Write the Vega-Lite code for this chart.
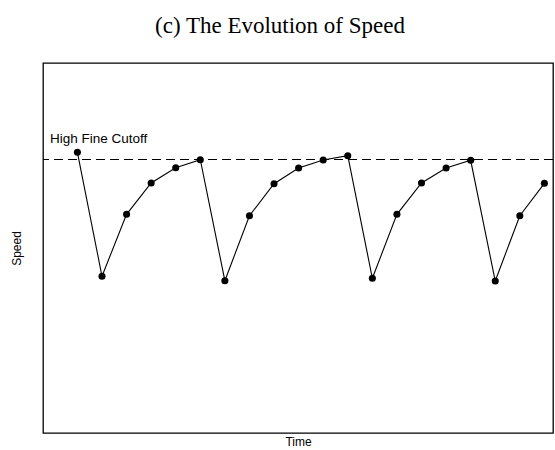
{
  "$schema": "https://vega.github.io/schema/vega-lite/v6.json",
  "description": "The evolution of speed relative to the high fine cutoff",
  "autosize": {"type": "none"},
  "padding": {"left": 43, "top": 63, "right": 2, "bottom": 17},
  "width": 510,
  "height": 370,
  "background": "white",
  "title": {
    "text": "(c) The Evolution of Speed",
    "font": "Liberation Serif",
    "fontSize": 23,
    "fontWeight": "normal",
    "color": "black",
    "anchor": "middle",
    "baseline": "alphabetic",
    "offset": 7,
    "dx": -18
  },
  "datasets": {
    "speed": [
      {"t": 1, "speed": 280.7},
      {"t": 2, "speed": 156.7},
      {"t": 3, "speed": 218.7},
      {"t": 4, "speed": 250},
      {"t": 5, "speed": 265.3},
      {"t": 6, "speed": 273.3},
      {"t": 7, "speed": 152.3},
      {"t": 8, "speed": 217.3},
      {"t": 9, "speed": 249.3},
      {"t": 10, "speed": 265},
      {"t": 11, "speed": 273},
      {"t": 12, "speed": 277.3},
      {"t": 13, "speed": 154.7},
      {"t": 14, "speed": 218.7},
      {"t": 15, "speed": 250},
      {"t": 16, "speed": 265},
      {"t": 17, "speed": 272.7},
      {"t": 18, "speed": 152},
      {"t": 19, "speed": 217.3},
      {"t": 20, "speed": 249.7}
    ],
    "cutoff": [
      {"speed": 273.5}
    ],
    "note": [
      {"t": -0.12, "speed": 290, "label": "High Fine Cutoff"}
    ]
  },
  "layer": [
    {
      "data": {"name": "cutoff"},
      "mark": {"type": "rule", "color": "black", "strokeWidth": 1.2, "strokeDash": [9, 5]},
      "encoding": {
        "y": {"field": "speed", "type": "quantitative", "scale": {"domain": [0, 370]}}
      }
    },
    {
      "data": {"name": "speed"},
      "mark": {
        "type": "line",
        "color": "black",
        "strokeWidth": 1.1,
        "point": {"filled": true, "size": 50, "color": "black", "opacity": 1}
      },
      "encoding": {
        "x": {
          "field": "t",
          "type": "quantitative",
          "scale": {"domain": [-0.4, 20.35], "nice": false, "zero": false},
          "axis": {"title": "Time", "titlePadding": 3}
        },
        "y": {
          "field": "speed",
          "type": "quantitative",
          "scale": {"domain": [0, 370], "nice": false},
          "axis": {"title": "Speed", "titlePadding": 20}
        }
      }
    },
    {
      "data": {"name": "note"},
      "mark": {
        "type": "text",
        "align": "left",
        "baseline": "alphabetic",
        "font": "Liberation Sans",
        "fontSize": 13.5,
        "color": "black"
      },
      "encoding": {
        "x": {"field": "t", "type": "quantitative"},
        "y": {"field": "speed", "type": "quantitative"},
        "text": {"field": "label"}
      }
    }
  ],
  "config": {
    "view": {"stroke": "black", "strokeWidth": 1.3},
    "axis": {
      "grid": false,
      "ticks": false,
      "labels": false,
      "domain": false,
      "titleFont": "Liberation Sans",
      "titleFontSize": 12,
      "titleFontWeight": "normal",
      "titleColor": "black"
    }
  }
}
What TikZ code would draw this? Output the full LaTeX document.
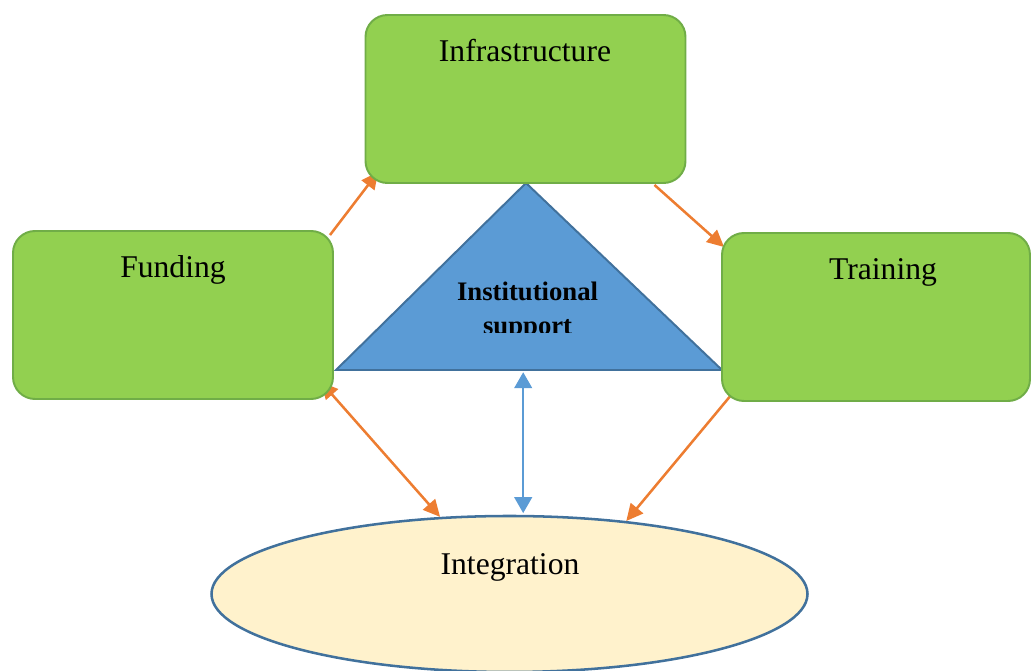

_ _ _ _

● **Task goal**
Write out all the entries again, word for word, and print no images.

● **Exercise answer**
Write the Vega-Lite code for this chart.
{
  "$schema": "https://vega.github.io/schema/vega-lite/v6.json",
  "description": "The evolution of speed relative to the high fine cutoff",
  "autosize": {"type": "none"},
  "padding": {"left": 43, "top": 63, "right": 2, "bottom": 17},
  "width": 510,
  "height": 370,
  "background": "white",
  "title": {
    "text": "(c) The Evolution of Speed",
    "font": "Liberation Serif",
    "fontSize": 23,
    "fontWeight": "normal",
    "color": "black",
    "anchor": "middle",
    "baseline": "alphabetic",
    "offset": 7,
    "dx": -18
  },
  "datasets": {
    "speed": [
      {"t": 1, "speed": 280.7},
      {"t": 2, "speed": 156.7},
      {"t": 3, "speed": 218.7},
      {"t": 4, "speed": 250},
      {"t": 5, "speed": 265.3},
      {"t": 6, "speed": 273.3},
      {"t": 7, "speed": 152.3},
      {"t": 8, "speed": 217.3},
      {"t": 9, "speed": 249.3},
      {"t": 10, "speed": 265},
      {"t": 11, "speed": 273},
      {"t": 12, "speed": 277.3},
      {"t": 13, "speed": 154.7},
      {"t": 14, "speed": 218.7},
      {"t": 15, "speed": 250},
      {"t": 16, "speed": 265},
      {"t": 17, "speed": 272.7},
      {"t": 18, "speed": 152},
      {"t": 19, "speed": 217.3},
      {"t": 20, "speed": 249.7}
    ],
    "cutoff": [
      {"speed": 273.5}
    ],
    "note": [
      {"t": -0.12, "speed": 290, "label": "High Fine Cutoff"}
    ]
  },
  "layer": [
    {
      "data": {"name": "cutoff"},
      "mark": {"type": "rule", "color": "black", "strokeWidth": 1.2, "strokeDash": [9, 5]},
      "encoding": {
        "y": {"field": "speed", "type": "quantitative", "scale": {"domain": [0, 370]}}
      }
    },
    {
      "data": {"name": "speed"},
      "mark": {
        "type": "line",
        "color": "black",
        "strokeWidth": 1.1,
        "point": {"filled": true, "size": 50, "color": "black", "opacity": 1}
      },
      "encoding": {
        "x": {
          "field": "t",
          "type": "quantitative",
          "scale": {"domain": [-0.4, 20.35], "nice": false, "zero": false},
          "axis": {"title": "Time", "titlePadding": 3}
        },
        "y": {
          "field": "speed",
          "type": "quantitative",
          "scale": {"domain": [0, 370], "nice": false},
          "axis": {"title": "Speed", "titlePadding": 20}
        }
      }
    },
    {
      "data": {"name": "note"},
      "mark": {
        "type": "text",
        "align": "left",
        "baseline": "alphabetic",
        "font": "Liberation Sans",
        "fontSize": 13.5,
        "color": "black"
      },
      "encoding": {
        "x": {"field": "t", "type": "quantitative"},
        "y": {"field": "speed", "type": "quantitative"},
        "text": {"field": "label"}
      }
    }
  ],
  "config": {
    "view": {"stroke": "black", "strokeWidth": 1.3},
    "axis": {
      "grid": false,
      "ticks": false,
      "labels": false,
      "domain": false,
      "titleFont": "Liberation Sans",
      "titleFontSize": 12,
      "titleFontWeight": "normal",
      "titleColor": "black"
    }
  }
}
What TikZ code would draw this? Output the full LaTeX document.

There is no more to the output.